É como se ela falasse o tempo todo que todos nós somos feitos de memórias.
Acho que se tem algo que eu não gostei (ou pelo menos não gostei muito) sobre o livro é o capítulo final, em Paris. Aqui pode vir um spoiler, embora eu ache que não seja nada que vá estragar sua experiência, mas enfim, nunca é demais avisar, melhor para o próximo parágrafo, etc. Enfim, a narradora primeiro dá a entender que, como está vivendo com o francês, aparentemente ela abandonou qualquer esperança de reatar com Julia depois da despedida na rodoviária. Aos poucos fica claro que não, eles são só amigos e bem, Julia está vindo visitá-la na cidade. Eu achei toda a conversa com Jean-Marc e mesmo o reencontro das duas meio desnecessário considerando o todo. Aquele flashback do final que complementa a noite em que se conheceram ficou tão bonito e ficaria perfeito para o momento da despedida da rodoviária, porque deixaria o destino das duas em aberto. Estraga a história? De maneira alguma. Só causa um leve incômodo, um estranhamento.

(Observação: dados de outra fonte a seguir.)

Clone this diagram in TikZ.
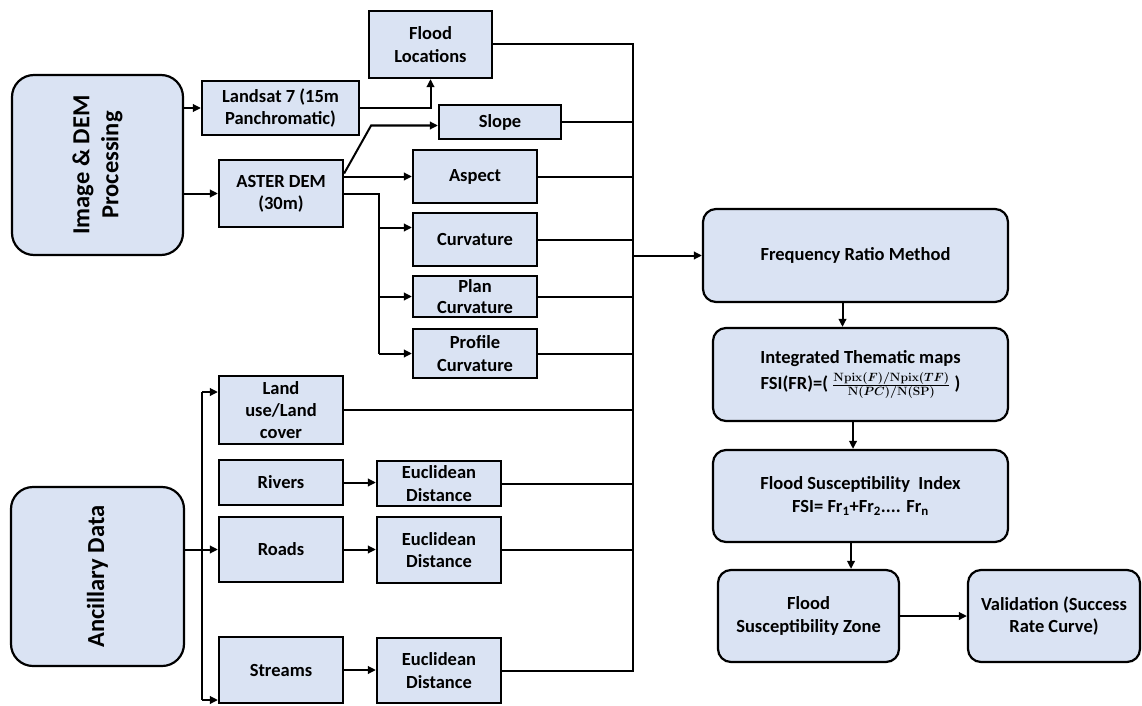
\documentclass[tikz,border=0pt]{standalone}
\usepackage[no-math]{fontspec}
\setmainfont{Carlito}
\usepackage{amsmath}
\usetikzlibrary{arrows.meta,calc}
\definecolor{boxfill}{HTML}{DAE3F3}
\tikzset{
  box/.style={draw=black, line width=2.2pt, fill=boxfill, align=center, inner sep=0pt,
    font=\bfseries\fontsize{18.5}{22.3}\selectfont},
  rbox/.style={box, rounded corners=13pt},
  bigbox/.style={box, rounded corners=22pt},
  vlabel/.style={rotate=90, align=center, inner sep=0pt, font=\bfseries\fontsize{24.5}{29}\selectfont},
  conn/.style={line width=2pt, draw=black},
  arr/.style={conn, -{Triangle[length=8pt,width=7.5pt]}},
}
\begin{document}
\begin{tikzpicture}[x=1pt,y=-1pt]
\useasboundingbox (0,0) rectangle (1142,706);
% left big boxes
\node[bigbox, minimum width=171pt, minimum height=180pt] (img) at (97.5,165) {};
\node[vlabel] (imgt) at (img.center) {Image \& DEM\\Processing};
\node[bigbox, minimum width=173pt, minimum height=179pt] (anc) at (97.5,576.5) {};
\node[vlabel] (anct) at (anc.center) {Ancillary Data};
% upper column
\node[box, minimum width=157pt, minimum height=54pt] (landsat) at (280.5,108) {Landsat 7 (15m\\Panchromatic)};
\node[box, minimum width=123pt, minimum height=67pt] (flood) at (430.5,44.5) {Flood\\Locations};
\node[box, minimum width=122pt, minimum height=34pt] (slope) at (500,122) {Slope};
\node[box, minimum width=124pt, minimum height=67pt] (aster) at (281,193.5) {ASTER DEM\\(30m)};
\node[box, minimum width=124pt, minimum height=53pt] (aspect) at (475,176.5) {Aspect};
\node[box, minimum width=124pt, minimum height=53pt] (curv) at (475,239.5) {Curvature};
\node[box, minimum width=124pt, minimum height=41pt, font=\bfseries\fontsize{18.5}{21}\selectfont] (plan) at (475,296.5) {Plan\\Curvature};
\node[box, minimum width=124pt, minimum height=49pt] (prof) at (475,353.5) {Profile\\Curvature};
% lower column
\node[box, minimum width=124pt, minimum height=68pt] (land) at (281,410) {Land\\use/Land\\cover};
\node[box, minimum width=124pt, minimum height=45pt] (rivers) at (281,482.5) {Rivers};
\node[box, minimum width=124pt, minimum height=45pt] (eu1) at (439,483.5) {Euclidean\\Distance};
\node[box, minimum width=124pt, minimum height=65pt] (roads) at (281,549.5) {Roads};
\node[box, minimum width=124pt, minimum height=66pt] (eu2) at (439,550) {Euclidean\\Distance};
\node[box, minimum width=124pt, minimum height=66pt] (streams) at (281,670) {Streams};
\node[box, minimum width=124pt, minimum height=65pt] (eu3) at (439,670.5) {Euclidean\\Distance};
% right column
\node[rbox, minimum width=305pt, minimum height=93pt] (fr) at (855.5,255.5) {Frequency Ratio Method};
\node[rbox, minimum width=295pt, minimum height=93pt] (integ) at (860.5,374.5)
  {Integrated Thematic maps\\[4pt]FSI(FR)=( {\fontsize{16.5}{18}\selectfont\boldmath$\frac{\mathrm{Npix}(F)/\mathrm{Npix}(TF)}{\mathrm{N}(PC)/\mathrm{N(SP)}}$} )};
\node[rbox, minimum width=295pt, minimum height=92pt] (fsi) at (860.5,496)
  {Flood Susceptibility\ \ Index\\[1pt]FSI= Fr\textsubscript{1}+Fr\textsubscript{2}.... Fr\textsubscript{n}};
\node[rbox, minimum width=181pt, minimum height=92pt] (zone) at (808.5,616) {Flood\\Susceptibility Zone};
\node[rbox, minimum width=172pt, minimum height=92pt] (valid) at (1054,616) {Validation (Success\\Rate Curve)};
% bus coordinates
\coordinate (rb) at (633,0);
\coordinate (lb) at (202,0);
\coordinate (ab) at (379,0);
% image & DEM connectors
\draw[arr] (img.east |- landsat.west) -- (landsat.west);
\draw[arr] (img.east |- aster.west) -- (aster.west);
\draw[arr] (landsat.east) -| (flood.south);
\coordinate (as) at ([yshift=20pt]aster.east);
\draw[arr] (as) -- ++(27,-48) coordinate (sb) -- (sb -| slope.west);
\draw[arr] (aster.east |- aspect.west) -- (aspect.west);
\draw[conn] (aster.east) -| (ab |- prof.west);
\coordinate (ca) at ([yshift=12pt]curv.west);
\draw[arr] (ab |- ca) -- (ca);
\draw[arr] (ab |- plan.west) -- (plan.west);
\draw[arr] (ab |- prof.west) -- (prof.west);
% right bus
\draw[conn] (flood.east) -| (rb |- eu3.east) -- (eu3.east);
\foreach \n in {slope,aspect,curv,plan,prof,land,eu1,eu2} \draw[conn] (\n.east) -- (rb |- \n.east);
\draw[arr] (rb |- fr.west) -- (fr.west);
% ancillary connectors
\coordinate (la) at ([yshift=18pt]land.west);
\coordinate (sa) at ([yshift=-30pt]streams.west);
\draw[conn] (lb |- la) -- (lb |- sa);
\draw[arr] (lb |- la) -- (la);
\draw[arr] (lb |- sa) -- (sa);
\draw[arr] (anc.east |- roads.west) -- (roads.west);
\draw[arr] (rivers.east) -- (rivers.east -| eu1.west);
\draw[arr] (roads.east) -- (roads.east -| eu2.west);
\draw[arr] (streams.east) -- (streams.east -| eu3.west);
% right column connectors
\coordinate (f1) at ([xshift=-13pt]fr.south);
\draw[arr] (f1) -- (f1 |- integ.north);
\coordinate (f2) at ([xshift=-7.5pt]integ.south);
\draw[arr] (f2) -- (f2 |- fsi.north);
\coordinate (f3) at ([xshift=-9.5pt]fsi.south);
\draw[arr] (f3) -- (f3 |- zone.north);
\draw[arr] (zone.east) -- (valid.west);
\end{tikzpicture}
\end{document}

Então assim, eu adorei essa viagem com Cora e Julia. Lembrei de quando combinava com uma amiga do colégio que um dia viajaríamos bem loucas por aí tipo as gurias do clipe Crazy do Aerosmith (que, tenho certeza, foi uma das inúmeras influências da autora), mas nenhuma das duas sabia dirigir ou tinha carro, e aí o plano morria quando pensávamos na falta de glamour de uma viagem de busão. Foi uma leitura gostosa, ao mesmo tempo tocante e, o principal, deixou aquela vontade de voltar, como acontece quando nos apaixonamos por novos lugares.